From Confusion to Clear Thinking

Isn’t it important to learn the facts of a situation you are involved with to add clarity to decision-making? If we do not know facts, or do not understand them, then we can be locked into a world of confusion and frustration. As individuals, we try to solve problems to better our lives, or to better the lives of others, especially those that we love. The author, Hy Ruchlis, in his book “Clear Thinking, A Practical Introduction” identified fact-based principles to help solve problems. These principles also provide a problem-solving methodology that you can apply to your life.


First, define your problem, and the elements within it (write it down). Avoid finding reasons for your problem outside of yourself. What exactly is the obstacle to your happiness? Try to define your problem by describing it in one paragraph or less.


Second, determine all of the facts surrounding the problem to find causes, effects, and solutions to the problem.


Third, use your reasoning ability to identify all of the most important facts and circumstances that are keeping this unresolved problem part of your life.
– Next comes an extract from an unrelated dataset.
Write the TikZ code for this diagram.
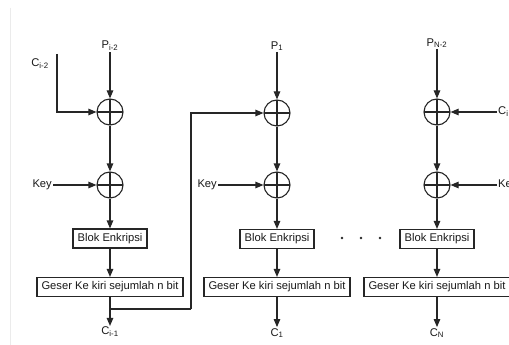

Challenge yourself to take a dispassionate, self-reflective look at yourself, the issues involved, and your place within the problem.


Fourth, by clearly identifying the facts surrounding your problem you are taking an issue that has had some level of control over your life and your are reducing it to more manageable parts. By taking a simpler approach and looking at separate elements of an issue you can more easily find resolutions, and even conclusions that lead you to determine actions to overcome problems.